Mouvement La condition paternelle
case postale 8121211 Genève 24
ANNEXE
Débat
Mme Nelly Guichard (PDC), rapporteuse. Cette pétition demande qu'en cas de séparation une information scolaire soit également adressée au parent qui n'a pas la garde des enfants.
Actuellement, seul le représentant légal a le droit d'être renseigné et l'école ne peut transmettre les informations à l'autre parent qu'à la demande expresse du représentant légal.
Cette situation engendre des frustrations, des désaccords profonds, qui vont à l'encontre du bien-être de l'enfant.

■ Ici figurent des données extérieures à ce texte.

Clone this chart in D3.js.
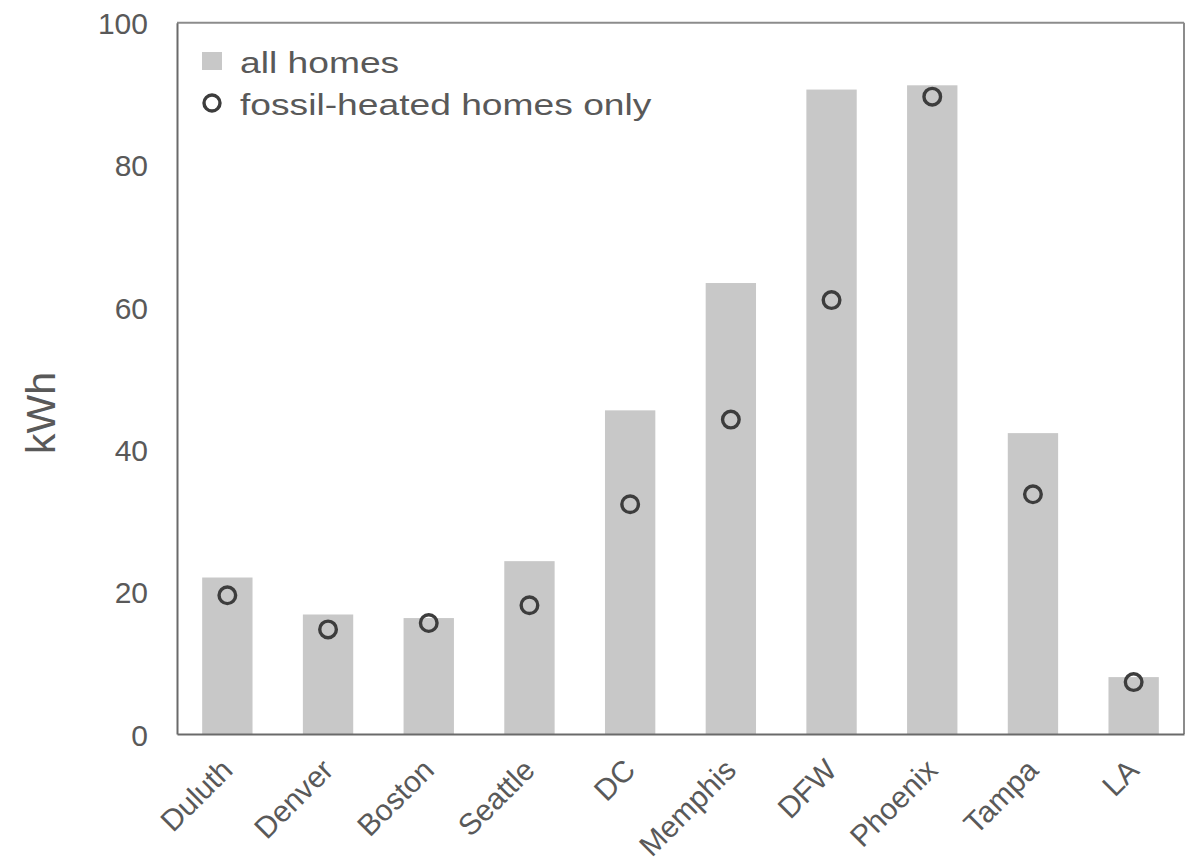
<!DOCTYPE html>
<html>
<head>
<meta charset="utf-8">
<script src="https://cdn.jsdelivr.net/npm/d3@7"></script>
<style>
  html, body { margin: 0; padding: 0; background: #fff; }
  svg text { font-family: "Liberation Sans", Arial, sans-serif; fill: #595959; }
</style>
</head>
<body>
<svg id="chart" width="1193" height="866"></svg>
<script>
const cities = ["Duluth", "Denver", "Boston", "Seattle", "DC", "Memphis", "DFW", "Phoenix", "Tampa", "LA"];
const allHomes = [22.0, 16.8, 16.3, 24.3, 45.5, 63.4, 90.6, 91.2, 42.3, 8.0];
const fossilHomes = [19.5, 14.7, 15.6, 18.1, 32.3, 44.2, 61.0, 89.6, 33.7, 7.3];
const yTicks = [0, 20, 40, 60, 80, 100];
const legendLabels = ["all homes", "fossil-heated homes only"];
const yLabel = "kWh";

const m = { left: 177, right: 1184, top: 22.7, bottom: 734 };
const SX = 1.24; // horizontal stretch of legend text seen in reference

const svg = d3.select("#chart");

const x = d3.scaleBand().domain(cities).range([m.left, m.right]).paddingInner(0.5).paddingOuter(0.25);
const y = d3.scaleLinear().domain([0, 100]).range([m.bottom, m.top]);

// bars
svg.append("g").selectAll("rect").data(cities).join("rect")
  .attr("x", d => x(d))
  .attr("width", x.bandwidth())
  .attr("y", (d, i) => y(allHomes[i]))
  .attr("height", (d, i) => y(0) - y(allHomes[i]))
  .attr("fill", "#c8c8c8");

// frame (top/right lighter)
svg.append("line").attr("x1", m.left).attr("x2", m.right).attr("y1", m.top).attr("y2", m.top)
  .attr("stroke", "#8c8c8c").attr("stroke-width", 2);
svg.append("line").attr("x1", m.right).attr("x2", m.right).attr("y1", m.top).attr("y2", m.bottom)
  .attr("stroke", "#8c8c8c").attr("stroke-width", 2);

// y axis
const yAxis = svg.append("g").attr("transform", `translate(${m.left},0)`)
  .call(d3.axisLeft(y).tickValues(yTicks).tickSize(0).tickPadding(0));
yAxis.select(".domain").attr("stroke", "#6a6a6a").attr("stroke-width", 2);
yAxis.selectAll(".tick text")
  .attr("x", -29).attr("dy", null).attr("y", 11)
  .attr("text-anchor", "end")
  .attr("font-size", 30)
  .style("fill", "#595959");

// x axis
const xAxis = svg.append("g").attr("transform", `translate(0,${m.bottom})`)
  .call(d3.axisBottom(x).tickSize(0).tickPadding(0));
xAxis.select(".domain").attr("stroke", "#6a6a6a").attr("stroke-width", 2);
xAxis.selectAll(".tick text")
  .attr("y", null).attr("dy", null)
  .attr("text-anchor", "end")
  .attr("font-size", 30)
  .attr("transform", `translate(7,38) rotate(-45)`)
  .style("fill", "#595959");
svg.selectAll(".tick line").remove();

// circles
svg.append("g").selectAll("circle").data(cities).join("circle")
  .attr("cx", d => x(d) + x.bandwidth() / 2)
  .attr("cy", (d, i) => y(fossilHomes[i]))
  .attr("r", 8.3)
  .attr("fill", "none")
  .attr("stroke", "#3d3d3d")
  .attr("stroke-width", 3.4);

// y label
svg.append("text")
  .attr("transform", `translate(55,413) rotate(-90)`)
  .attr("text-anchor", "middle")
  .attr("font-size", 41)
  .text(yLabel);

// legend
const leg = svg.append("g");
leg.append("rect").attr("x", 202).attr("y", 52).attr("width", 20).attr("height", 18).attr("fill", "#c8c8c8");
leg.append("circle").attr("cx", 212).attr("cy", 103).attr("r", 8).attr("fill", "none")
  .attr("stroke", "#3d3d3d").attr("stroke-width", 3.4);
leg.selectAll("text").data(legendLabels).join("text")
  .attr("transform", (d, i) => `translate(240,${72.5 + i * 42.5}) scale(${SX},1)`)
  .attr("font-size", 30)
  .text(d => d);
</script>
</body>
</html>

Le seul moyen de remédier à cette situation proviendra du projet de loi fédéral sur le divorce, actuellement pendant devant les Chambres fédérales. Début septembre, la commission de l'enseignement a rédigé une résolution. Or, comme vous avez pu le lire dans la presse ces jours-ci, les Chambres fédérales traitent, en ce moment, de la révision du code civil suisse en matière de divorce.
Notre résolution arrive donc un peu tard pour avoir été différée jusqu'à maintenant.
Je vous propose néanmoins de la soutenir, vu l'importance de son objet. Je vous demande de la renvoyer au Conseil fédéral et de déposer la pétition sur le bureau du Grand Conseil à titre de renseignement.
P 1148-A
Mises aux voix, les conclusions de la commission de l'enseignement et de l'éducation (dépôt de la pétition sur le bureau du Grand Conseil à titre de renseignement) sont adoptées.
R 351
Mise aux voix, cette résolution est adoptée et renvoyée au Conseil fédéral.
Elle est ainsi conçue :
(R 351)
RÉSOLUTION
Révision du code civil suisse en matière d'informations scolairesaux parents
Le Grand Conseil de la République et canton de Genève apporte son soutien à la révision du code civil suisse en son article 275a du projet du Conseil fédéral, annexe 4.